## Provided material
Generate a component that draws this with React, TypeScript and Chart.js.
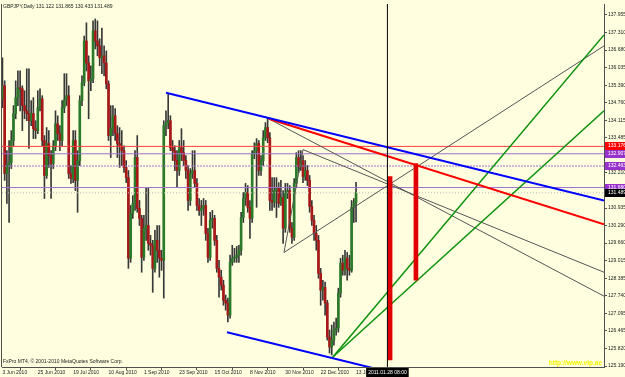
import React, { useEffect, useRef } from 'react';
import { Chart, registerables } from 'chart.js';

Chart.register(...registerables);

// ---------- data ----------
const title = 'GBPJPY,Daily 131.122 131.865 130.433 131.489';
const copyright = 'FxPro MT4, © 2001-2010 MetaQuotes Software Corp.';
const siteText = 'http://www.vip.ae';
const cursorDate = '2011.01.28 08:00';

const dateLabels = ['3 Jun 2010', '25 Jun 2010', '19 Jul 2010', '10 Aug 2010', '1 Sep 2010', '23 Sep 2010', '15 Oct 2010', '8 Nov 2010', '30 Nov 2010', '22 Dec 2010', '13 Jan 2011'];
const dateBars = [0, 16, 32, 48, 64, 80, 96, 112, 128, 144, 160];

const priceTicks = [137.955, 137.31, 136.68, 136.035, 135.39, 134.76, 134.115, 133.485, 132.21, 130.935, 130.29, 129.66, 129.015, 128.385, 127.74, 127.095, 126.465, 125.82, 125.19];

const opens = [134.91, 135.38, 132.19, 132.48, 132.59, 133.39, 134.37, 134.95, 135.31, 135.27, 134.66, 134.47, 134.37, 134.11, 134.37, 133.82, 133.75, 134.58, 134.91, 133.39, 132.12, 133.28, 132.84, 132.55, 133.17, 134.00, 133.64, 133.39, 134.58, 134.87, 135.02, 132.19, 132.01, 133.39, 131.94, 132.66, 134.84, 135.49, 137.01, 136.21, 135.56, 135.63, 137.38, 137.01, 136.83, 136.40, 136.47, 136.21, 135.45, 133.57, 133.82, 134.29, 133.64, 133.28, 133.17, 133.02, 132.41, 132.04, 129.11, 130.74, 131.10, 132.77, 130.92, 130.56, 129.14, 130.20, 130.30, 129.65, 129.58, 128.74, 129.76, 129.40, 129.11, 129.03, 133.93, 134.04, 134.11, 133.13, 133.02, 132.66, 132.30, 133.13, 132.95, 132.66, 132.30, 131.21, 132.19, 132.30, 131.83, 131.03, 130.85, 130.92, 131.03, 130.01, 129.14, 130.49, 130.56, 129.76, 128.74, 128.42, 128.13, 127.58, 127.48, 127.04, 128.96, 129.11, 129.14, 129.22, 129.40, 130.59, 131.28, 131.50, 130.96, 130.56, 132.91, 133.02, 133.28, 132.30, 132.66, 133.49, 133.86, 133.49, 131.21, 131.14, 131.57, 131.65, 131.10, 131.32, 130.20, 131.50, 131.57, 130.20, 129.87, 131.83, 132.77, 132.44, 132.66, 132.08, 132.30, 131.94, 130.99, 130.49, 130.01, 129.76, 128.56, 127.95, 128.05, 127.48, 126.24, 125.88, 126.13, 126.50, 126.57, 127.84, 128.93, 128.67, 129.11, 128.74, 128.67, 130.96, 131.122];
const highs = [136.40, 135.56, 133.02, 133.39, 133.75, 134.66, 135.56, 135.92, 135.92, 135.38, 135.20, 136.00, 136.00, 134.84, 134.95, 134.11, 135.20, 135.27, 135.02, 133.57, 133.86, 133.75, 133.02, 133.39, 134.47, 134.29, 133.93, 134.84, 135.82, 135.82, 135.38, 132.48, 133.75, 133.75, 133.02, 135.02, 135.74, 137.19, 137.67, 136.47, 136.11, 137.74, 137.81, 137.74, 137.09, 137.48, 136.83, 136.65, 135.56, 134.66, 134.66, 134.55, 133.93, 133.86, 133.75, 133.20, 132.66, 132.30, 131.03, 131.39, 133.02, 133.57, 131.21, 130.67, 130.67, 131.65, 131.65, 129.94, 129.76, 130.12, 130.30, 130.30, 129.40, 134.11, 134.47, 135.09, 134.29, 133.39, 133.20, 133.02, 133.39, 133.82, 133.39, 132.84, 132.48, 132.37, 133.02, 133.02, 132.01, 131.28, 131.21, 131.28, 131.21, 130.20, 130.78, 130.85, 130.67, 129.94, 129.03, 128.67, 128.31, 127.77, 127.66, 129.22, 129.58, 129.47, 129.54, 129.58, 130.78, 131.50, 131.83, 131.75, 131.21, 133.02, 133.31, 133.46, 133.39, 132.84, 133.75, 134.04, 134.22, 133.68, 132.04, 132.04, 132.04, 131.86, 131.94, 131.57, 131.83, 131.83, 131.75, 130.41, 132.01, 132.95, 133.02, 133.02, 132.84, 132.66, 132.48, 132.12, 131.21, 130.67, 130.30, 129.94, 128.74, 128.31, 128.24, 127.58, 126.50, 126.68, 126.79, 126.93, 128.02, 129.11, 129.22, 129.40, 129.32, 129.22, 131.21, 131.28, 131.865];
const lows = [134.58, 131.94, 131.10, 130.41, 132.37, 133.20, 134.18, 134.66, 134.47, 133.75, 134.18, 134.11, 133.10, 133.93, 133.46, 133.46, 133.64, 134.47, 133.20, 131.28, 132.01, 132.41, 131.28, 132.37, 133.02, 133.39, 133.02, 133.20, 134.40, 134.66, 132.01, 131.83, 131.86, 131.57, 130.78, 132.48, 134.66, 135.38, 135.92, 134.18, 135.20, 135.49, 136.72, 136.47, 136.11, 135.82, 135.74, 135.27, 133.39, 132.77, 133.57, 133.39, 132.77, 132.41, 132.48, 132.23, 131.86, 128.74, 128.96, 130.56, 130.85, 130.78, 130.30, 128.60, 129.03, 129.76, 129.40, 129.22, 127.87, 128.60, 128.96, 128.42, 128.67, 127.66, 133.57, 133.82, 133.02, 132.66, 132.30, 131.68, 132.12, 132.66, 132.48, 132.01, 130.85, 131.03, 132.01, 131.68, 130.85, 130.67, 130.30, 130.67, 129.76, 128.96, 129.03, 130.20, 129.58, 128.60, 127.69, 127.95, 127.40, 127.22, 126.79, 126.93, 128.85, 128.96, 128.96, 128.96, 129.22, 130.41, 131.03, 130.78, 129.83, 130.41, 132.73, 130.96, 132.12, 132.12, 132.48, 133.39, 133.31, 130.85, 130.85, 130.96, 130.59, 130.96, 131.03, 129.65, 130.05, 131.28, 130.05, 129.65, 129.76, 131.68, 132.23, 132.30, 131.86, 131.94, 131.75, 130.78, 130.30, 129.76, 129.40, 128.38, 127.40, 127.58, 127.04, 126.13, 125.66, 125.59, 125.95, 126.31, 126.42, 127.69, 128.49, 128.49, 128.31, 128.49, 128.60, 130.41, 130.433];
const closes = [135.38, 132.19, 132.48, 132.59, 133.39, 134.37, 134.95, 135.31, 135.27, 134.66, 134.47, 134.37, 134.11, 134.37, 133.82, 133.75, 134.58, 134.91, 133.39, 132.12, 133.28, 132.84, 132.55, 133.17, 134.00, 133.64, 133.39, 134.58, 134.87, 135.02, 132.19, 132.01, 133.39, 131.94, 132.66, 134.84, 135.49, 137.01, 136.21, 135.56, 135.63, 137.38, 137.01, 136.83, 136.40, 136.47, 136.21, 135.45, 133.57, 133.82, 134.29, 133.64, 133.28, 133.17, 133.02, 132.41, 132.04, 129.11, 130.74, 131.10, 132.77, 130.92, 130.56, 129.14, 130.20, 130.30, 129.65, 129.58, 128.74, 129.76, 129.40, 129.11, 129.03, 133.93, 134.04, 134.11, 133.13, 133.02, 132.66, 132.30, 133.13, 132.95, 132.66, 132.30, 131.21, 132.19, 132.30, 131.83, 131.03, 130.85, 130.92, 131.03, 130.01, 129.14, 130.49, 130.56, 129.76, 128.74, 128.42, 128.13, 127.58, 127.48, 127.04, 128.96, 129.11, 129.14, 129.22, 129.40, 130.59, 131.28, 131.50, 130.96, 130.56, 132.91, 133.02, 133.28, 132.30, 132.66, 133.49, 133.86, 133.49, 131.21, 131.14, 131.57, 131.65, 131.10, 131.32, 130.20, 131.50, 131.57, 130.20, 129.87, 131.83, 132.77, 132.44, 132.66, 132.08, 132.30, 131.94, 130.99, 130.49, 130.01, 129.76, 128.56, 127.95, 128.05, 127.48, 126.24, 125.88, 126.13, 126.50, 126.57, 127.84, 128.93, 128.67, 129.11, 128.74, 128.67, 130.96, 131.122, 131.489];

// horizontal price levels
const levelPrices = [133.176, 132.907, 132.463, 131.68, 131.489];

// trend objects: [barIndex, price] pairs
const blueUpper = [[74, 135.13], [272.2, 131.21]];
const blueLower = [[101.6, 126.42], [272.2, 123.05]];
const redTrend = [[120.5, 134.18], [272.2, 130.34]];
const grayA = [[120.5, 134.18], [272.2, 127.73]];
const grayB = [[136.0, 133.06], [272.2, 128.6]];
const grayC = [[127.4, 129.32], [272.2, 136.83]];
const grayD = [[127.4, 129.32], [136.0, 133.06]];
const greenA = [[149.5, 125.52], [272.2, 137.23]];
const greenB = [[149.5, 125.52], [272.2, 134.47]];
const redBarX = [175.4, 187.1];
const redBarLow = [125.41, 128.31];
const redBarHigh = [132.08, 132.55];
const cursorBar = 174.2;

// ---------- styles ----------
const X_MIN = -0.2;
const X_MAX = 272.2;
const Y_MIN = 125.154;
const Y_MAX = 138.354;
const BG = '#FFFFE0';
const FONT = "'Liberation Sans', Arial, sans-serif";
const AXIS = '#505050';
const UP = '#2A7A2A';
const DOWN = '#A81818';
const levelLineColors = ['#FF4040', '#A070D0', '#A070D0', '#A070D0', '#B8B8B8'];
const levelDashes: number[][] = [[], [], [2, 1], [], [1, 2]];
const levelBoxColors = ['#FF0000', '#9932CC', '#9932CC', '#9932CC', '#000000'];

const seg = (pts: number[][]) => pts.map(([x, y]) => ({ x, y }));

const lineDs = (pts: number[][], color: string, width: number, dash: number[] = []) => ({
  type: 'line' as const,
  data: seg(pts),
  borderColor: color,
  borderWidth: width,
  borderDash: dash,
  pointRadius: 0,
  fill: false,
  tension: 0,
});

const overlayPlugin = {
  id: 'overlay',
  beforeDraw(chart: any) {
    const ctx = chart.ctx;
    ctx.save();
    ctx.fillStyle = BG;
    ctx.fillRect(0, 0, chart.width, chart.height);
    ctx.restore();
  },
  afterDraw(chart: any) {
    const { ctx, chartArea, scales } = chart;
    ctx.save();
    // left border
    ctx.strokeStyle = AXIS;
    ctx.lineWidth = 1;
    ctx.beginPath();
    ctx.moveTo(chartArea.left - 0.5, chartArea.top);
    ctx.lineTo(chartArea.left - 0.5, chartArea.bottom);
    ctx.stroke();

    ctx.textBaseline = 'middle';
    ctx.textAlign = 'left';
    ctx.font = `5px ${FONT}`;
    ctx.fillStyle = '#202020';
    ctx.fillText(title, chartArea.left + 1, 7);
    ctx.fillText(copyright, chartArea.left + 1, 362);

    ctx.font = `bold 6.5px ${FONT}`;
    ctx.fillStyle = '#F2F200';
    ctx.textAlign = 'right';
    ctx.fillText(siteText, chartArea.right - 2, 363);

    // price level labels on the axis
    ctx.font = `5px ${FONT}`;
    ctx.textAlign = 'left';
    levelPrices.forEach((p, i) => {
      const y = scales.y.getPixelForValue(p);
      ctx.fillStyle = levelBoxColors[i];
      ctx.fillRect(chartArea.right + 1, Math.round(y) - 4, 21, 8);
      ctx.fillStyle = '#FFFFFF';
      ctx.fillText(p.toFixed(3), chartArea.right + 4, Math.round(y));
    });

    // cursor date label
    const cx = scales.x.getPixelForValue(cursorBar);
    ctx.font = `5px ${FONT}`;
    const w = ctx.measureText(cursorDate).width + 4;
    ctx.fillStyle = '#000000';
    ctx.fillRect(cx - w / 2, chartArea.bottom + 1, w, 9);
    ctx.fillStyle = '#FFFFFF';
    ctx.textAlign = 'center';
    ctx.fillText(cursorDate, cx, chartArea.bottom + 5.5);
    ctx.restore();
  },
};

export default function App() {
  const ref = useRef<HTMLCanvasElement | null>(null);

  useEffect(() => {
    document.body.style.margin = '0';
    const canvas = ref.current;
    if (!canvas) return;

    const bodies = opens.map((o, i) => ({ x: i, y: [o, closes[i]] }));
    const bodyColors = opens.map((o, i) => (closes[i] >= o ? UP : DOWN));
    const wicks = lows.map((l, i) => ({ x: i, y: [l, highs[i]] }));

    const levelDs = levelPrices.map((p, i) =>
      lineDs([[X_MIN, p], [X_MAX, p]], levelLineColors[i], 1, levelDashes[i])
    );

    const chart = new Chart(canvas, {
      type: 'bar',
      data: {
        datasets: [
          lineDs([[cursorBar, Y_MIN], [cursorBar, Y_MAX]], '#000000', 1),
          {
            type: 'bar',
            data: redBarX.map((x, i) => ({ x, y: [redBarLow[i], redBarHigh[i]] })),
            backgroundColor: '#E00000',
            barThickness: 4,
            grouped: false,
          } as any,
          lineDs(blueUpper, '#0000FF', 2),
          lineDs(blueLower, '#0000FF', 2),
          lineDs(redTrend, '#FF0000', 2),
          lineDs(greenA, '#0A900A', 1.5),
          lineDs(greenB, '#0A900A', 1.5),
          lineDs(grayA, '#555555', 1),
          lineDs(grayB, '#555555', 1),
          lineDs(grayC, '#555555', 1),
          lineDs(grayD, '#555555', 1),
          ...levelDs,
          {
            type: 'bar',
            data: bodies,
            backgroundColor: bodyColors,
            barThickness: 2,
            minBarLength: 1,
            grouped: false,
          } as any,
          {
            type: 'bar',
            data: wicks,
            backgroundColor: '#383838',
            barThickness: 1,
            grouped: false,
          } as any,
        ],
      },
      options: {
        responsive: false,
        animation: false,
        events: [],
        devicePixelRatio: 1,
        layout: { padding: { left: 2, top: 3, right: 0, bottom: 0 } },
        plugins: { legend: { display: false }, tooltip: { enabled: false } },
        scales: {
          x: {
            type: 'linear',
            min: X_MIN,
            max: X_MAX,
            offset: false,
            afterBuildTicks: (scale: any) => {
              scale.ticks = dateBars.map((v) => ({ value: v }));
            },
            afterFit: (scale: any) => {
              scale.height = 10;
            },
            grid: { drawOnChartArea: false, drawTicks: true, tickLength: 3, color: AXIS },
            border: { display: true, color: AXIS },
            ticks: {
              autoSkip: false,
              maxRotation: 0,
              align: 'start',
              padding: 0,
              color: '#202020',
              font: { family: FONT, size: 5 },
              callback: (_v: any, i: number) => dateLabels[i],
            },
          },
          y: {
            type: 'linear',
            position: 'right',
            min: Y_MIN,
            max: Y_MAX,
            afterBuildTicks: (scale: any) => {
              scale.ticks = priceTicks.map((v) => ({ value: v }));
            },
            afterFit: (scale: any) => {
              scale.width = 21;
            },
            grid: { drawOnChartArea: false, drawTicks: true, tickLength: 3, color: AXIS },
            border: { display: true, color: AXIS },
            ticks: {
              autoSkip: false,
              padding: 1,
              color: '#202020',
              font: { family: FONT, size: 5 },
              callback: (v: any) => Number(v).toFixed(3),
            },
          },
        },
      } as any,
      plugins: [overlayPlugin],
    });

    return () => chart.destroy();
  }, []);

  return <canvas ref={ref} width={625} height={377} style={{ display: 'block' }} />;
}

## What you will do
Copy out every line in the listing where the word "React" appears.

## Result
Generate a component that draws this with React, TypeScript and Chart.js.
import React, { useEffect, useRef } from 'react';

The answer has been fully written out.